**WHAT THE TASK ASKS**. Stop after the line containing "ac1_y = [1.697]": print each line exactly from the first line of the listing up to that point.

**GIVEN DATA**.
◇ ◇ ◇ ◇ ◇ ◇ ◇
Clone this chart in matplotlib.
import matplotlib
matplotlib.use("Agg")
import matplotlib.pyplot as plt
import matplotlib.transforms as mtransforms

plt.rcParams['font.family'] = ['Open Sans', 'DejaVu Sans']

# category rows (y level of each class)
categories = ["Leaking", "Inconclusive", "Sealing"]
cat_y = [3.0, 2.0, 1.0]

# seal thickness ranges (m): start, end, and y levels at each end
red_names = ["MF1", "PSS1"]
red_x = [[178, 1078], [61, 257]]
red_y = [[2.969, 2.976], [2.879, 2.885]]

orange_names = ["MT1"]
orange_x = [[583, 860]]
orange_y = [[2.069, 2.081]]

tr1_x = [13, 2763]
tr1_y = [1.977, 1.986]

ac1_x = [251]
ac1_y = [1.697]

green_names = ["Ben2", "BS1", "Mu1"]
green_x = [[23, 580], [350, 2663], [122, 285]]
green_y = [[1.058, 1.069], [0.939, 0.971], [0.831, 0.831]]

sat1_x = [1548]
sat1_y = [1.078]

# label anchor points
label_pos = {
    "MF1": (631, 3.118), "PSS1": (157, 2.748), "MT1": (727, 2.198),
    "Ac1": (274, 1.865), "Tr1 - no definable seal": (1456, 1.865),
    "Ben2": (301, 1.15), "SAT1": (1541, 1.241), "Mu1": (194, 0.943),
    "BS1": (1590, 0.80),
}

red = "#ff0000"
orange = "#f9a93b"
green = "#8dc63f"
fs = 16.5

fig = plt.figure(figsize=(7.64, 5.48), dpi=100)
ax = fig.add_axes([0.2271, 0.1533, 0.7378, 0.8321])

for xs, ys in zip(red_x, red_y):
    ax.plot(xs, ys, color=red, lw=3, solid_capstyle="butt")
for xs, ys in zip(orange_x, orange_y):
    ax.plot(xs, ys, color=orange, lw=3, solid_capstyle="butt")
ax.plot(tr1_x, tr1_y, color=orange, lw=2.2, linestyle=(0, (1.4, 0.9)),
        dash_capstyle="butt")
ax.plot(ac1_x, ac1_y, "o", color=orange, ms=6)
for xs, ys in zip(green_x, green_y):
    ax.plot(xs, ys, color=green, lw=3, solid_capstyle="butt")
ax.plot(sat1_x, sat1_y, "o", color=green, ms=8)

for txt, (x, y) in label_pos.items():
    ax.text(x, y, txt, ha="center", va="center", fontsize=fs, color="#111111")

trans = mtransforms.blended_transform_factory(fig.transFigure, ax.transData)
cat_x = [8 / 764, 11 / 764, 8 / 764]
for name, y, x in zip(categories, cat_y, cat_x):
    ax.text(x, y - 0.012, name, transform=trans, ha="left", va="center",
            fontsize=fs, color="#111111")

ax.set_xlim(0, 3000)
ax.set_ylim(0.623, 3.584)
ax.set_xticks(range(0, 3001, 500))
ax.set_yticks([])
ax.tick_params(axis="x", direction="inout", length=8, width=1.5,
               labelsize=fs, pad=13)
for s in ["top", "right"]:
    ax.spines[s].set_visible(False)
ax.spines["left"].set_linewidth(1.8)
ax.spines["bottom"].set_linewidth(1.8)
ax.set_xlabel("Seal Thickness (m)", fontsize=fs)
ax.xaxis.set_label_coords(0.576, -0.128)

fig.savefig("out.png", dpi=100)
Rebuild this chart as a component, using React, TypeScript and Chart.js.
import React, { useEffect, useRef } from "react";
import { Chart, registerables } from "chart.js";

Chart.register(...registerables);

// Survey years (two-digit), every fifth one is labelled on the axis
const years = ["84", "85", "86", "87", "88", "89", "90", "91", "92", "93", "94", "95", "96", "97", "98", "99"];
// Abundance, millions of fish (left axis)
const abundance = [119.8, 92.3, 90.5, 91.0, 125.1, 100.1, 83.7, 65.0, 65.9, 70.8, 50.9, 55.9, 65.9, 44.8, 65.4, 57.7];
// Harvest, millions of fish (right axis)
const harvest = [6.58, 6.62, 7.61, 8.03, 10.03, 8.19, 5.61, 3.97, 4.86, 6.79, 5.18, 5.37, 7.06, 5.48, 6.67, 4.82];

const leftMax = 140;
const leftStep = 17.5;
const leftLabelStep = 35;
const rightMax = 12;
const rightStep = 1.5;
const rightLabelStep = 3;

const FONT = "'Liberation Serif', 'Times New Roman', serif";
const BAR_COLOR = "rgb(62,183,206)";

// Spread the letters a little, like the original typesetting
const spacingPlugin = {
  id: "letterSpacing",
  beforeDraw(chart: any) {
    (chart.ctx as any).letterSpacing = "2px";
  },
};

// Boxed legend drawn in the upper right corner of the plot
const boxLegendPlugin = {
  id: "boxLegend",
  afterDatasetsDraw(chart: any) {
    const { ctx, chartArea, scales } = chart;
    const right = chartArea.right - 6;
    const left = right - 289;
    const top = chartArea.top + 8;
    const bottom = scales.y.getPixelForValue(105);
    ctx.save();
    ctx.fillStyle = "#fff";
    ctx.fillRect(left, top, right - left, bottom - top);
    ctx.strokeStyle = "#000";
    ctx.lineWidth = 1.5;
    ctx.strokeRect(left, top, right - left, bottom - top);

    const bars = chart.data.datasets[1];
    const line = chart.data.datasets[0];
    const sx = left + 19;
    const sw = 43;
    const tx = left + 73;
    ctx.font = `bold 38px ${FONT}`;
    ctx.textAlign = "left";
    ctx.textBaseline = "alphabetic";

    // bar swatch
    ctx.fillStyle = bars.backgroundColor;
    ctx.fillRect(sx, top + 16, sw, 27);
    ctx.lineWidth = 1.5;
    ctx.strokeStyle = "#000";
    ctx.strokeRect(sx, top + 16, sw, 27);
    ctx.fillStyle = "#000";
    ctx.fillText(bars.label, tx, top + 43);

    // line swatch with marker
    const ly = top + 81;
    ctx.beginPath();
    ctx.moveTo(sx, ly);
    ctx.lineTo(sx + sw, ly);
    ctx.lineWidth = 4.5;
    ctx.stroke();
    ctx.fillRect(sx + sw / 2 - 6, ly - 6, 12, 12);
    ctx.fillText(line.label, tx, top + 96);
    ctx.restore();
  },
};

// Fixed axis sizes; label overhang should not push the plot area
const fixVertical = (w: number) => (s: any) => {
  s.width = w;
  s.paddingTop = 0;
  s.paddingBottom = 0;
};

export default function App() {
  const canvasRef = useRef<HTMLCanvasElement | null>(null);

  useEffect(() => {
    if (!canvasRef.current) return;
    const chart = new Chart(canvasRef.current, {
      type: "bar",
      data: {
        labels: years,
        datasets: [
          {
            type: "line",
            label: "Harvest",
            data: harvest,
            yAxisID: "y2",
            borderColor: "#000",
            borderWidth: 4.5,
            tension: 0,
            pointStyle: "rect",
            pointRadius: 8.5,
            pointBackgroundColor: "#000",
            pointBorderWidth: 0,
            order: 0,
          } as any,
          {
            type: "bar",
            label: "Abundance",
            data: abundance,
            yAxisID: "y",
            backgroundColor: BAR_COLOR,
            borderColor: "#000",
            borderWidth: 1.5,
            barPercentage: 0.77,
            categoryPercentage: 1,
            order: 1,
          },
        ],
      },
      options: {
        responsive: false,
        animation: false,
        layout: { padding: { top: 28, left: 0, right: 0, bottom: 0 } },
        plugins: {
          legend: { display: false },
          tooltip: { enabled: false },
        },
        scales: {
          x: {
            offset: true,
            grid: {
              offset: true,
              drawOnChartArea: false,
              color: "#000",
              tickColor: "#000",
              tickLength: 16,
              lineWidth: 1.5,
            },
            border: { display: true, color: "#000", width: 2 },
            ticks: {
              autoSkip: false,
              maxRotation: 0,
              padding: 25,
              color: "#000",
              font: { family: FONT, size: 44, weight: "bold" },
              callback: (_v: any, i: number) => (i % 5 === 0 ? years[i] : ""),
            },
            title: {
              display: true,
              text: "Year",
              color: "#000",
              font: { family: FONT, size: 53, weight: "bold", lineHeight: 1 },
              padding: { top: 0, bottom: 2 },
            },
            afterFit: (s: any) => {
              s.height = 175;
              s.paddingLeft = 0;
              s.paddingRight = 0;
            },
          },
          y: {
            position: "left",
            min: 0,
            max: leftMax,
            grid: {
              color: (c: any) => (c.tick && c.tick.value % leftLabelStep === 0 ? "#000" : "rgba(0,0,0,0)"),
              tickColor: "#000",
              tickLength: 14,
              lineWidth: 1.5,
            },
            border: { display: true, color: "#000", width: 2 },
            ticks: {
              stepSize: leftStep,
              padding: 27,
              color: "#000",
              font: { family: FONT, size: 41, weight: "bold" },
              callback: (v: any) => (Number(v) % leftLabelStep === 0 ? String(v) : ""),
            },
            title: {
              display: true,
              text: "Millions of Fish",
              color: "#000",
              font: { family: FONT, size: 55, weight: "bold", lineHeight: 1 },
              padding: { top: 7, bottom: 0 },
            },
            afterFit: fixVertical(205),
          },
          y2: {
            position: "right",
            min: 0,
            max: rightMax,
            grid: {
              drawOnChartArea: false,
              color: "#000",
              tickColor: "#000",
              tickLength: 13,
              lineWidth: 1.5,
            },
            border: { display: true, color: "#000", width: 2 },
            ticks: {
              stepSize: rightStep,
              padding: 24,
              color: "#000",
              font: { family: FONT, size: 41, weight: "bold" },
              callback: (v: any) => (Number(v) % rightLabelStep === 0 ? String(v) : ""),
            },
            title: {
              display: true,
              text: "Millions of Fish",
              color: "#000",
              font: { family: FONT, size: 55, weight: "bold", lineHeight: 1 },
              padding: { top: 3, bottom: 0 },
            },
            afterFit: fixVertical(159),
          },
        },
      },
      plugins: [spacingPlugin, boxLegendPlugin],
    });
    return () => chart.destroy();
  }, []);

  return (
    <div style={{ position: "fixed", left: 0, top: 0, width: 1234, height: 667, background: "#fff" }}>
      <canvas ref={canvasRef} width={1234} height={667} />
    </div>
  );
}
◇ ◇ ◇ ◇ ◇ ◇ ◇
**THE RESULT**.
Clone this chart in matplotlib.
import matplotlib
matplotlib.use("Agg")
import matplotlib.pyplot as plt
import matplotlib.transforms as mtransforms

plt.rcParams['font.family'] = ['Open Sans', 'DejaVu Sans']

# category rows (y level of each class)
categories = ["Leaking", "Inconclusive", "Sealing"]
cat_y = [3.0, 2.0, 1.0]

# seal thickness ranges (m): start, end, and y levels at each end
red_names = ["MF1", "PSS1"]
red_x = [[178, 1078], [61, 257]]
red_y = [[2.969, 2.976], [2.879, 2.885]]

orange_names = ["MT1"]
orange_x = [[583, 860]]
orange_y = [[2.069, 2.081]]

tr1_x = [13, 2763]
tr1_y = [1.977, 1.986]

ac1_x = [251]
ac1_y = [1.697]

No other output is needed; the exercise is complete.